Furthermore, the NCFHA backs zero interest loans of up to $5,000 for down payment assistance, and even here, the income restrictions are surprisingly loose: $38,000 or less for a single person household, $54,400 for a family of four. (Matrone notes that the NCFHA doesn’t deal directly with consumers–instead, they work with participating retail lenders, who can be found on the agency’s Web site, www.nchfa.com.) The city of Durham also provides down payment assistance of up to $20,000, which can be used in conjunction with a loan from NCFHA, according to the DAHC’s Coleman. Help is also available elsewhere in the Triangle–in Chapel Hill, for example, private nonprofits such as Empowerment Inc. and Orange Community Housing and Land Trust work to provide affordable housing in that community’s notoriously tight real estate market.

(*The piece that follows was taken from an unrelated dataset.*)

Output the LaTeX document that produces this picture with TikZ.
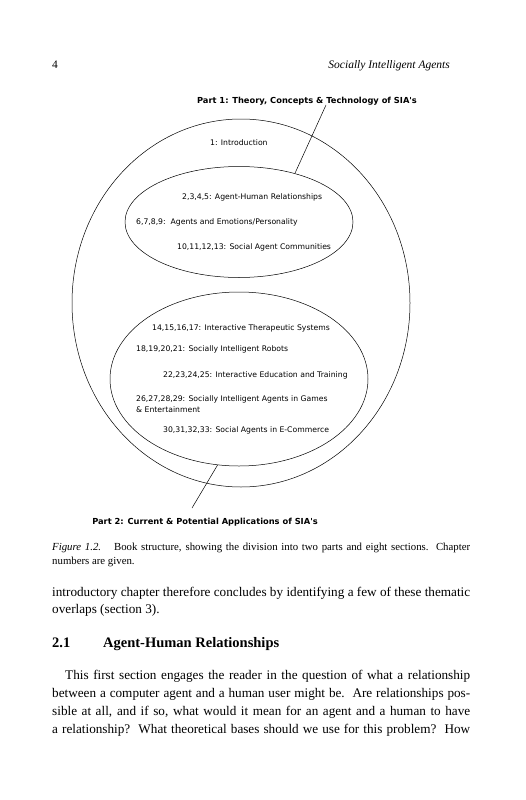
\documentclass[tikz,border=0pt]{standalone}
\usepackage{fontspec}
\setmainfont{Liberation Serif}
\newfontfamily\sketchfont{DejaVu Sans}
\usetikzlibrary{shapes.geometric}
\tikzset{
  oval/.style={draw,ellipse,inner sep=0pt,line width=0.5pt},
  parttitle/.style={font=\sketchfont\bfseries\fontsize{8.3}{10}\selectfont,inner sep=0pt},
  chap/.style={font=\sketchfont\fontsize{7.7}{11}\selectfont,inner sep=0pt,anchor=west,align=left},
  txt/.style={inner sep=0pt,anchor=base west,font=\fontsize{13.2}{15}\selectfont},
  captext/.style={inner sep=0pt,anchor=base west,font=\fontsize{10.8}{12}\selectfont},
}
\begin{document}
\begin{tikzpicture}[x=1pt,y=-1pt]
    \useasboundingbox (0,0) rectangle (525,800);
    \node[txt,font=\fontsize{11.5}{14}\selectfont] (pg) at (52,69) {4};
    \node[txt,font=\fontsize{11.5}{14}\selectfont,anchor=base east] (run) at (450,69) {\itshape Socially Intelligent Agents};
    \node[oval,minimum width=338,minimum height=368] (book) at (241,303) {};
    \node[oval,minimum width=228,minimum height=111] (part1oval) at (239,222) {};
    \node[oval,minimum width=258,minimum height=174] (part2oval) at (239,379) {};
    \node[parttitle] (p1) at (307,101) {Part 1: Theory, Concepts \& Technology of SIA's};
    \node[chap] (c1) at (210,143) {1: Introduction};
    \node[chap] (c2) at (182,197) {2,3,4,5: Agent-Human Relationships};
    \node[chap] (c6) at (136,222) {6,7,8,9:\ \ Agents and Emotions/Personality};
    \node[chap] (c10) at (177,247) {10,11,12,13: Social Agent Communities};
    \node[chap] (c14) at (152,328) {14,15,16,17: Interactive Therapeutic Systems};
    \node[chap] (c18) at (136,349) {18,19,20,21: Socially Intelligent Robots};
    \node[chap] (c22) at (163,375) {22,23,24,25: Interactive Education and Training};
    \node[chap] (c26) at (136,404) {26,27,28,29: Socially Intelligent Agents in Games\\\& Entertainment};
    \node[chap] (c30) at (163,430) {30,31,32,33: Social Agents in E-Commerce};
    \node[parttitle] (p2) at (205,522) {Part 2: Current \& Potential Applications of SIA's};
    \coordinate (p1tip) at (326,105);
    \coordinate (p2tip) at (192,508);
    \draw[line width=0.5pt] (p1tip) -- (part1oval.41);
    \draw[line width=0.5pt] (part2oval.256) -- (p2tip);
    \node[captext] (fig) at (52,550) {\makebox[418pt][s]{\textit{Figure 1.2.}\hspace{1.2em}Book structure, showing the division into two parts and eight sections.\ \ Chapter}};
    \node[captext] (fig2) at (52,564) {numbers are given.};
    \node[txt] (l1) at (52,596) {\makebox[418pt][s]{introductory chapter therefore concludes by identifying a few of these thematic}};
    \node[txt] (l2) at (52,613) {overlaps (section 3).};
    \node[txt,font=\bfseries\fontsize{14.5}{17}\selectfont] (secno) at (52,647) {2.1};
    \node[txt,font=\bfseries\fontsize{14.5}{17}\selectfont] (sec) at (103,647) {Agent-Human Relationships};
    \node[txt] (l3) at (65,679) {\makebox[405pt][s]{This first section engages the reader in the question of what a relationship}};
    \node[txt] (l4) at (52,697) {\makebox[418pt][s]{between a computer agent and a human user might be.\ \ Are relationships pos-}};
    \node[txt] (l5) at (52,715) {\makebox[418pt][s]{sible at all, and if so, what would it mean for an agent and a human to have}};
    \node[txt] (l6) at (52,733) {\makebox[418pt][s]{a relationship?\ \ What theoretical bases should we use for this problem?\ \ How}};
\end{tikzpicture}
\end{document}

For all of the lending assistance that’s out there, some families are so strapped for cash that they will never be able to muster the $600 a month or so that is required to make payments on extremely modest homes. However, people in these seemingly hopeless financial predicaments can turn to Habitat for Humanity, which builds homes for the working poor with a combination of sweat equity from the prospective homeowners and extraordinarily generous loan terms.
As for me, I won’t be buying a home anytime soon–I’ve learned enough to know that I’ve got to keep hacking at my credit card debt, save more money and continue my recently acquired habit of paying my bills on time. For starters. However, there surely will be other tricks for me to learn if I want to ever own a home. If I’ve been alarmingly inattentive to many of my personal obligations over the years, then, in my defense, I can point to the one bill I’ve always made sure to pay: my rent. It’s always been easier for me to sleep on beaches, sidewalks, cargo boats and Greyhound buses when I knew I had a home to return to. Perhaps that will count for something with the lenders of my future.